The bubbles in the Figure 12 scatterplot have power set at 1.5 and transparency set at 0.5.
XY(MidPrice, HP, pt_size=MPGcity, power=1.5, transparency=.5)
Interpretation
Inexpensive cars tend to have less horsepower but better fuel mileage. Relatively expensive cars offer more horsepower but considerably less fuel mileage. Moreover, to obtain more than minimal horsepower of about 100 leads to a rapid drop-off in fuel mileage. The car buyer needs to choose between economy and lack of power or the ability to accelerate quickly and achieve higher speeds and to pay more money for the privilege.
Big(er) Data
What happens when there are many data values to plot in a scatterplot, the situation described somewhat colloquially as big data? With big data, there may be thousands, hundreds of thousands, or millions of data values to plot. A problem encountered in scatterplots with many data points is overlap, as illustrated in Figure 13 with 5000 pairs of simulated data points.
If the data values are not in a data frame, then add data=NULL to the XY() or related function call.
XY(x, y, fit="lm", transparency=.95)
transparency: Specify the amount of transparency of the interior of plotted points as a proportion from 0, no transparency, to 1, complete transparency.
One reasonable solution is plotting smaller-sized points, shown in Figure 15.
XY(x, y, fit="lm", pt_size=.25)
pt_size: Specify the size of a plotted point, from 0 to whatever. The setting is 0.25 in Figure 15.
A solution that works well is smoothing.
Transform a scatterplot of plotted points into a two-dimensional smoothed surface.
Analogous to transforming a histogram into a smoothed density curve, a two-dimensional scatterplot can be transformed into a smoothed two-dimensional surface. Plotting outliers as individual points, however, provides useful information.
XY(x, y, fit="lm", type="smooth", data=NULL)
type: Set to “smooth” to smooth the scatterplot.
Patterns of Correlations
Scatterplot Matrix
Supervised machine learning constructs predictive models from information contained in multiple variables. For example, how do the choice of advertising media and the number of advertisements affect sales revenue? There are thousands of additional examples of these predictive models applied daily across the business spectrum.
The key to building these models is to leverage the relationships between variables. Of particular interest is finding variables related to the target variable, the value to be predicted from a set of other variables called predictor variables or features. The key, then, is understanding the relationships among all variables in a data set.
A square matrix with a scatterplot for each pair of variables in the lower-triangular part of the matrix and, here, the corresponding correlations in the upper-triangular part of the matrix.
Figure 17 shows the scatterplot matrix of the four continuous variables in the d data frame, the Employee data set. Each scatterplot in the matrix corresponds to a specific correlation in the upper triangle of the matrix. For example, in the first row, the correlation of Salary and Years is 0.85, corresponding to the first scatterplot in the first column, with the strong least-squares line of best fit, the regression line.

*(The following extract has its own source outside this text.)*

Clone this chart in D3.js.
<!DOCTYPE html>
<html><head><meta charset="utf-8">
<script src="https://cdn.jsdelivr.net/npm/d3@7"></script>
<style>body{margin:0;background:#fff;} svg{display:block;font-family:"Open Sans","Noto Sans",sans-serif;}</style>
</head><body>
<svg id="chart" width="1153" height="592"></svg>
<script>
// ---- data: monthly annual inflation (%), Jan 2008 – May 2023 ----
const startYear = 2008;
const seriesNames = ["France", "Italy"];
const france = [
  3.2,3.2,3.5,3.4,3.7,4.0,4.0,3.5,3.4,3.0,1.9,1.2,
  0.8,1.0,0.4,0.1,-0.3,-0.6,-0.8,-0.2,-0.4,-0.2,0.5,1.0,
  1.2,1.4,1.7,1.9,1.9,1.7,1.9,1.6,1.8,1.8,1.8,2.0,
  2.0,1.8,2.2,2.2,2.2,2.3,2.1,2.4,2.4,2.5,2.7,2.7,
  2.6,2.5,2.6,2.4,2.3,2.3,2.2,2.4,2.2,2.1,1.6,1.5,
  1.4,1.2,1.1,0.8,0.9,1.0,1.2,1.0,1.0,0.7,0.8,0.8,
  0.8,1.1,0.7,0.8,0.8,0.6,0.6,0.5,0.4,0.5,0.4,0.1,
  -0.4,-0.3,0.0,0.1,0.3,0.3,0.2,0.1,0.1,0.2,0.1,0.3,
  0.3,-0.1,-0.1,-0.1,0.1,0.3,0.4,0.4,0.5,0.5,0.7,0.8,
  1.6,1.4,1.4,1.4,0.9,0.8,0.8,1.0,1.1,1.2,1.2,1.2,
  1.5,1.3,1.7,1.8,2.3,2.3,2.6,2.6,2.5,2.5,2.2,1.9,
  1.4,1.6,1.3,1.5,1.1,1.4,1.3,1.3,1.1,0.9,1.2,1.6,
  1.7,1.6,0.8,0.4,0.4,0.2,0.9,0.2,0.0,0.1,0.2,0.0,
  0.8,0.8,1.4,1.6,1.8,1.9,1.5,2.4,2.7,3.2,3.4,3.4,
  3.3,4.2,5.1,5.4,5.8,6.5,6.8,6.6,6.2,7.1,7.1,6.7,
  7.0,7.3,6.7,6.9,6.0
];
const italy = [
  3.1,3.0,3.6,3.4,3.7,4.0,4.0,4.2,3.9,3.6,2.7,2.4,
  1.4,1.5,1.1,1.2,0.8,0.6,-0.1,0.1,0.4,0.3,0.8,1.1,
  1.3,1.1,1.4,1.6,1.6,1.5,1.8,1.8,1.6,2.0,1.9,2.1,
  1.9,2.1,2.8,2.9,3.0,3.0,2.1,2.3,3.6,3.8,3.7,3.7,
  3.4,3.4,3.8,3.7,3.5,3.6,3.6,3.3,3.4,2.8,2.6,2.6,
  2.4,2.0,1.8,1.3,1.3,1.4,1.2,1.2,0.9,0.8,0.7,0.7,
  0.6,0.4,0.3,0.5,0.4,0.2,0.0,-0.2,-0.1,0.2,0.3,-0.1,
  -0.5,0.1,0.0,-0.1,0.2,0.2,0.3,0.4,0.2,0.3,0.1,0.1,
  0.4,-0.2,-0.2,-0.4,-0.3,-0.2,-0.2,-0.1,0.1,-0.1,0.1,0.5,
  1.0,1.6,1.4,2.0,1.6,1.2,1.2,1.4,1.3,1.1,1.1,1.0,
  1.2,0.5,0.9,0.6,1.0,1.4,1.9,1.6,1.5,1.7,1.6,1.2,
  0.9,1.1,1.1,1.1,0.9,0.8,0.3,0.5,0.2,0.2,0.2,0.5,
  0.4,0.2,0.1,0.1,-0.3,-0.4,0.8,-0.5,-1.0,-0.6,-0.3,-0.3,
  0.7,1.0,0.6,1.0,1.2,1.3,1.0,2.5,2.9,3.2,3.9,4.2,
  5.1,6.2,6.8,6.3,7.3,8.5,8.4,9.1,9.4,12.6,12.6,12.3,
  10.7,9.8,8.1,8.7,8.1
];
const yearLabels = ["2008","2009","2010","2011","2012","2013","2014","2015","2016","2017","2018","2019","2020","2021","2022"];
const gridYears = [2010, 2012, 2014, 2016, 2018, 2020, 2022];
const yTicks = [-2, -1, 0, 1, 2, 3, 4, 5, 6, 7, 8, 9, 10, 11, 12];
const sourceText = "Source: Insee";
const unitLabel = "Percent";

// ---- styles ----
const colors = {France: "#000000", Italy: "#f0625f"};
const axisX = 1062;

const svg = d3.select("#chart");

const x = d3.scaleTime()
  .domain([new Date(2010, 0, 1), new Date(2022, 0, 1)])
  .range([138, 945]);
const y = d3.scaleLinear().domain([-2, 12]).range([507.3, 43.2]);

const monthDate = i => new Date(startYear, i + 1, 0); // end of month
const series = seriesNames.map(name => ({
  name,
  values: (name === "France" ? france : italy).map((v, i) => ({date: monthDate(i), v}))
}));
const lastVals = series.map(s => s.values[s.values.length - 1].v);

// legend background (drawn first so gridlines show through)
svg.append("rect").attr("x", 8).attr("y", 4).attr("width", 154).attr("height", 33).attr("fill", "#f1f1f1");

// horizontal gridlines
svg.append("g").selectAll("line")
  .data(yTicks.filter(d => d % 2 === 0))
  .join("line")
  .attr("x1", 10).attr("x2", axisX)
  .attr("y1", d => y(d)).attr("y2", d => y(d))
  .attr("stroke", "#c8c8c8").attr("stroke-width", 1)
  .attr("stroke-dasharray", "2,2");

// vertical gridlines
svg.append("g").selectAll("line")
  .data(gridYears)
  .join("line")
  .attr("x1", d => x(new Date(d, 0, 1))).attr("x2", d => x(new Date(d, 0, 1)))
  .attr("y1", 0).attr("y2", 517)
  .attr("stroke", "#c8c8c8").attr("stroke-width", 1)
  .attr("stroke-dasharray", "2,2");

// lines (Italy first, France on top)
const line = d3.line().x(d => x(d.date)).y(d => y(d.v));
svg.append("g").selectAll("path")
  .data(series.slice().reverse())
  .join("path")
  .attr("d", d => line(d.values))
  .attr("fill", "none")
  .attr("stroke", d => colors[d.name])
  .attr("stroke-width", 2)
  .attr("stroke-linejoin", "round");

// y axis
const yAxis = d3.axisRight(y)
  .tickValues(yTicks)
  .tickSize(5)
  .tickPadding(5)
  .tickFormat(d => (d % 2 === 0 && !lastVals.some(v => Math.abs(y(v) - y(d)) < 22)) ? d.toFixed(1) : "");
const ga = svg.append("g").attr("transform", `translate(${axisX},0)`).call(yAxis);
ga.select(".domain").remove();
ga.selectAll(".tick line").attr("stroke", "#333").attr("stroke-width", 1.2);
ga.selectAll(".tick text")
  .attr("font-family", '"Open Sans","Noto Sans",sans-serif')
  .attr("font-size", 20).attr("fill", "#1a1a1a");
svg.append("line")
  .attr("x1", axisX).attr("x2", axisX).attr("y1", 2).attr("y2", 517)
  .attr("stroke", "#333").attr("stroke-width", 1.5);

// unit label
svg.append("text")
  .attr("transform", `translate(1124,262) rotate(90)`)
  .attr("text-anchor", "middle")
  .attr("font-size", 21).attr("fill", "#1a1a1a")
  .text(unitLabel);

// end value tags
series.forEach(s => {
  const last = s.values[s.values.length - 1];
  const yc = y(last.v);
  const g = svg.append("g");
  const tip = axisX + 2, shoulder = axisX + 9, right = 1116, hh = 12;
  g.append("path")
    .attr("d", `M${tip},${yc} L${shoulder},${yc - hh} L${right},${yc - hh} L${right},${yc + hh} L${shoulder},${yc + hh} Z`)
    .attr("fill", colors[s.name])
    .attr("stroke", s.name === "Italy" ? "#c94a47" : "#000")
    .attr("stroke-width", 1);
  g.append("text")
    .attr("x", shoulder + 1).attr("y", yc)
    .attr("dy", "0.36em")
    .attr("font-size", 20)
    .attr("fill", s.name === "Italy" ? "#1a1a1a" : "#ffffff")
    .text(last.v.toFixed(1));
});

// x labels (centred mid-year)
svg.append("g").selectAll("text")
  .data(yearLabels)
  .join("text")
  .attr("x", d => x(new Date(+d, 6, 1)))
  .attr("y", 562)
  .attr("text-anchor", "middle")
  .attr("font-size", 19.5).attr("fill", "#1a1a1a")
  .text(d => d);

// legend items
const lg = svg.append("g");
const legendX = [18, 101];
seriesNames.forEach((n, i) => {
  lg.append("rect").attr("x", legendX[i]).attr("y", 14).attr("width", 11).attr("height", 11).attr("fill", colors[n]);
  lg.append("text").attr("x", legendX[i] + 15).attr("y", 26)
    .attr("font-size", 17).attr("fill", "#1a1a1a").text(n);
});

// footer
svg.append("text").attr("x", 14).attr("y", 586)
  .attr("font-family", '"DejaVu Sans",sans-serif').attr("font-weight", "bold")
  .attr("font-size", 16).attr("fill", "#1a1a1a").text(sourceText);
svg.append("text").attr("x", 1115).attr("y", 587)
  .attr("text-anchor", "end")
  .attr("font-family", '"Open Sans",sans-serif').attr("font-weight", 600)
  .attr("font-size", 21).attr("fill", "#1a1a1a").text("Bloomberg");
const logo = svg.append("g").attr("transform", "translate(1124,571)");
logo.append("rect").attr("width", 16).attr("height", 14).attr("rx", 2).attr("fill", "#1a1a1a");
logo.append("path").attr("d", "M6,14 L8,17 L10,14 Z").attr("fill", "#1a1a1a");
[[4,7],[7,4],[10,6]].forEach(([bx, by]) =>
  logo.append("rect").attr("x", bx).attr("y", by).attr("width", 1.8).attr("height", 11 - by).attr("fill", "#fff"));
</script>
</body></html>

XY(x=c(Salary, Years, Pre, Post), y=c(Salary, Years, Pre, Post), fit="lm")
x: To obtain the scatterplot matrix, specify only one expression in the first position, the x parameter. The variable is a vector built with the R combine function, c(). List relevant variables within the combine function, separated by commas.
In this 4x4 matrix, Salary and Years correlate strongly with each other, r=0.85. Variables Pre and Post also correlate strongly with each other, r=0.91. The variables in each paired set do not correlate with the variables in the other paired set. For example, Salary only correlates r=.03 with Pre.

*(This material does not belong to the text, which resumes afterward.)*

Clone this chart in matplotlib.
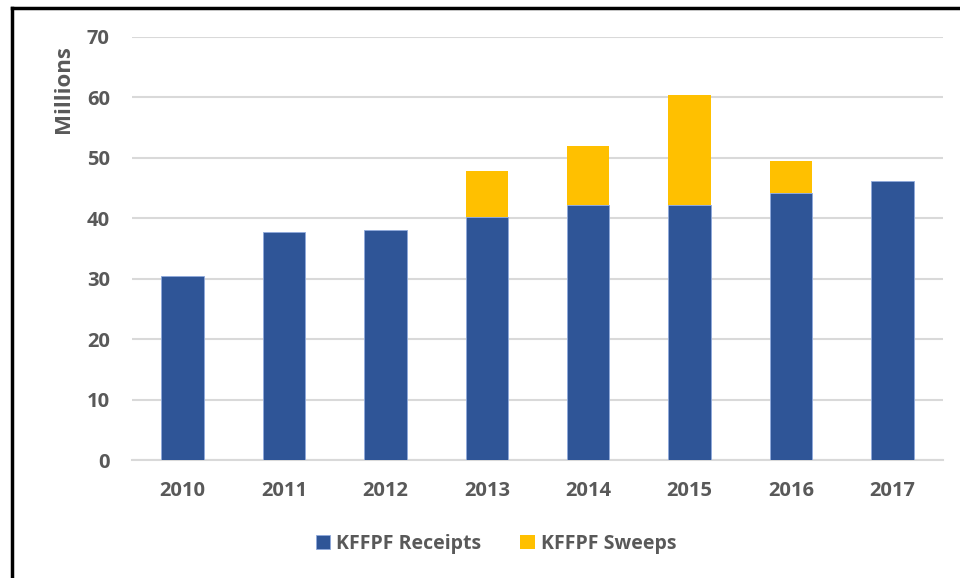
import matplotlib
matplotlib.use("Agg")
import matplotlib.pyplot as plt
from matplotlib.lines import Line2D
import numpy as np

years = ["2010", "2011", "2012", "2013", "2014", "2015", "2016", "2017"]
receipts = [30.4, 37.7, 38.0, 40.2, 42.2, 42.2, 44.2, 46.1]
sweeps = [0.0, 0.0, 0.0, 7.6, 9.7, 18.2, 5.3, 0.0]
yticks = [0, 10, 20, 30, 40, 50, 60, 70]

plt.rcParams['font.family'] = ['Open Sans', 'DejaVu Sans']
txt = '#595959'
blue = '#2F5597'
yellow = '#FFC000'

fig = plt.figure(figsize=(9.6, 5.78), dpi=100)
ax = fig.add_axes([132/960, 1-460/578, (943-132)/960, (460-37)/578])

x = np.arange(len(years))
w = 0.42
ax.bar(x, receipts, width=w, color=blue, edgecolor='#8FAADC', linewidth=0.6, label='KFFPF Receipts', zorder=3)
ax.bar(x, sweeps, width=w, bottom=receipts, color=yellow, linewidth=0, label='KFFPF Sweeps', zorder=3)

ax.set_xlim(-0.5, len(years)-0.5)
ax.set_ylim(0, 70)
ax.set_yticks(yticks)
ax.set_xticks(x)
ax.set_xticklabels(years)
ax.grid(axis='y', color='#d9d9d9', linewidth=1.5, zorder=0)
for s in ['top', 'right', 'left']:
    ax.spines[s].set_visible(False)
ax.spines['bottom'].set_color('#d9d9d9')
ax.spines['bottom'].set_linewidth(1.5)
ax.tick_params(axis='both', length=0, labelsize=14.5, labelcolor=txt)
ax.tick_params(axis='x', pad=15)
ax.tick_params(axis='y', pad=16)
for lab in ax.get_xticklabels() + ax.get_yticklabels():
    lab.set_fontweight('bold')

ax.set_ylabel('Millions', fontsize=16, fontweight='bold', color=txt)
ax.yaxis.set_label_coords(-0.072, 0.876)

leg = fig.legend(loc='center', bbox_to_anchor=(496/960, 1-544/578), ncol=2, frameon=False,
                 prop={'size': 14, 'weight': 'bold'}, handlelength=0.75, handleheight=0.75,
                 columnspacing=2.0, handletextpad=0.3)
for t in leg.get_texts():
    t.set_color(txt)

# outer frame lines (left and top)
fig.add_artist(Line2D([11.5/960, 11.5/960], [0, 1-7.5/578], transform=fig.transFigure, color='black', linewidth=2.5))
fig.add_artist(Line2D([11.5/960, 1], [1-7.5/578, 1-7.5/578], transform=fig.transFigure, color='black', linewidth=2.5))

fig.savefig('out.png', dpi=100)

Interpretation. If we were to build a predictive model of an employee’s salary from the other three variables, only the number of years employed would be a useful predictor. Scores on the pre-test before instruction on some topic and the post-test after the instruction are not related to salary and so would not be effective predictors of that variable.
Heat Map
The heat map replaces individual correlation coefficients with colored squares. An example appears in Figure 18.

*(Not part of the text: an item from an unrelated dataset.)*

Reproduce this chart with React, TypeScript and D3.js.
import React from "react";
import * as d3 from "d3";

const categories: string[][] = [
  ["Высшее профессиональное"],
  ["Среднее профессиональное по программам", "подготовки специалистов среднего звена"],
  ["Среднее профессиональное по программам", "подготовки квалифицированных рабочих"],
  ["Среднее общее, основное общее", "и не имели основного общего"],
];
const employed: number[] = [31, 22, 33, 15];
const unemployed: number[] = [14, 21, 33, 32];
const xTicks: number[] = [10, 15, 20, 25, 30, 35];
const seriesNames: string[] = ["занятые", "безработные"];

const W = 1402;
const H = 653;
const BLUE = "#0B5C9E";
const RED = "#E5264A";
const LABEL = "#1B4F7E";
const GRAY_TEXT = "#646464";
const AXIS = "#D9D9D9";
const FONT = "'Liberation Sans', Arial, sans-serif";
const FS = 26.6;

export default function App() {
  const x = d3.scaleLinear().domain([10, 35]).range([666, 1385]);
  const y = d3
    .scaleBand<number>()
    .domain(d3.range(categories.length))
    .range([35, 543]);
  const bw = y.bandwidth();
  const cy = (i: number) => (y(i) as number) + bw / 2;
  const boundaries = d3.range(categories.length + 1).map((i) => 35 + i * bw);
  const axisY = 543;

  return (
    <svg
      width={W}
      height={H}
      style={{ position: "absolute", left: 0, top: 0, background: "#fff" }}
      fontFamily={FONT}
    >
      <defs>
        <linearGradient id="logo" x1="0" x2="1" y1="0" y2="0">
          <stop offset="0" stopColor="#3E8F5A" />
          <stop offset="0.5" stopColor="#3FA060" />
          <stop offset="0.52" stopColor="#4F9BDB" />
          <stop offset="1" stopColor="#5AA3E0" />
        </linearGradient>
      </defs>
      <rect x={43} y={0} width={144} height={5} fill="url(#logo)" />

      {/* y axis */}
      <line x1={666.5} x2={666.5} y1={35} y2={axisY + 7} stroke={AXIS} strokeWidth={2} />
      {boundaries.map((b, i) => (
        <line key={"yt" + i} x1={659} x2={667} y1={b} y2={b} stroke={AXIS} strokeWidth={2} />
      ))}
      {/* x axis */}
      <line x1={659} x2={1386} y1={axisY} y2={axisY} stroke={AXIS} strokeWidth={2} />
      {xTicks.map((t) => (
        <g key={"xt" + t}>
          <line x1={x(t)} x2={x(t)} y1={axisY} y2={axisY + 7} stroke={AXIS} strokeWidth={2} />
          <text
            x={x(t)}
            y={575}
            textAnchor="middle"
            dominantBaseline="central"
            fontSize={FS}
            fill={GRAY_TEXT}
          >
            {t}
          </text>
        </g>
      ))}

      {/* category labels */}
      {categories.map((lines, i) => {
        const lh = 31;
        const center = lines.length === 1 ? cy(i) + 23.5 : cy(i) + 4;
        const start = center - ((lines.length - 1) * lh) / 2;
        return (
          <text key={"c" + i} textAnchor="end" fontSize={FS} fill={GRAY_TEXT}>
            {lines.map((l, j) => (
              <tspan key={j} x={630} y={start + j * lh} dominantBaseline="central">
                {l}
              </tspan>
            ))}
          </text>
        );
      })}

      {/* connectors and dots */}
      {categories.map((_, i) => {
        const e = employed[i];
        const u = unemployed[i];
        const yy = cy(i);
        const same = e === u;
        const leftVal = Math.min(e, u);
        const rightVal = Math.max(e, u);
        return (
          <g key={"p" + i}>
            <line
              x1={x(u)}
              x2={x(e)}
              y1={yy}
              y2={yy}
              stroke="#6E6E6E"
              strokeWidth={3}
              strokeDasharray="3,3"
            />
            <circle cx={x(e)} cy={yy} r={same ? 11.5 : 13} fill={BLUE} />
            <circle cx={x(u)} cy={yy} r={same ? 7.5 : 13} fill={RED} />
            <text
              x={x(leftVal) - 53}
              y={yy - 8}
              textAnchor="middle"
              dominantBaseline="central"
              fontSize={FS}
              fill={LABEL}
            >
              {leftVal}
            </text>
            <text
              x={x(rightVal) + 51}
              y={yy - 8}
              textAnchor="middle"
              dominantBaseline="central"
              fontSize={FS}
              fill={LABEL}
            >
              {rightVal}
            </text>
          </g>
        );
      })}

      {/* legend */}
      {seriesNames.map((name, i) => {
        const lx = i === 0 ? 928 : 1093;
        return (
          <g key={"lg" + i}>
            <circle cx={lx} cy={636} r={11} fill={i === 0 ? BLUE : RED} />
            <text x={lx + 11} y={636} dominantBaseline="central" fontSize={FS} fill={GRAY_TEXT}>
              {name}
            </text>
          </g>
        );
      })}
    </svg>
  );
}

d <- d[, .(Salary, Years, Pre, Post)]
mycor <- cor(d, use="pairwise.complete.obs")
heatmap(mycor, symm=TRUE, Rowv=NA, Colv=NA)
To obtain the heat map of the correlation matrix, first compute the correlation matrix, here stored in the object named mycor. The matrix is computed with the R function cor(). The function does not automatically filter out the non-numeric variables in the input data frame, here the d data frame of the Employee data set. Select the relevant numeric variables manually with the code between the square brackets [ ], then pass the smaller data frame to the cor() function. The code is a bit technical and not obvious without a background in subsetting data frames. However, to apply it to another data table, use the same form, changing only the data frame name, if needed, and the selected variable names.
use: How to deal with missing data when computing the correlations. The value "pairwise.complete.obs" is a good choice unless there is considerable missing data for a variable, in which case that variable should not be selected for computing the corresponding correlations.
Note: The R heatmap() function then processes the stored correlation matrix mycor. The symm parameter set to TRUE informs the function that the input matrix is symmetric, which is true of a correlation matrix. The Rowv and Colv parameters tidy up the output.
The heat map presents the same information as the numerical correlation matrix, but with colored squares whose intensity indicates the corresponding correlation. Using the color scheme from Figure 18, the deeper the red color, the stronger the correlation. The paler the yellow color, the weaker the correlation. Salary and Years correlate strongly with each other, as do Pre and Post, so these respective correlations are indicated by dark red in the heat map. Other correlations are weak, marked by yellow colors.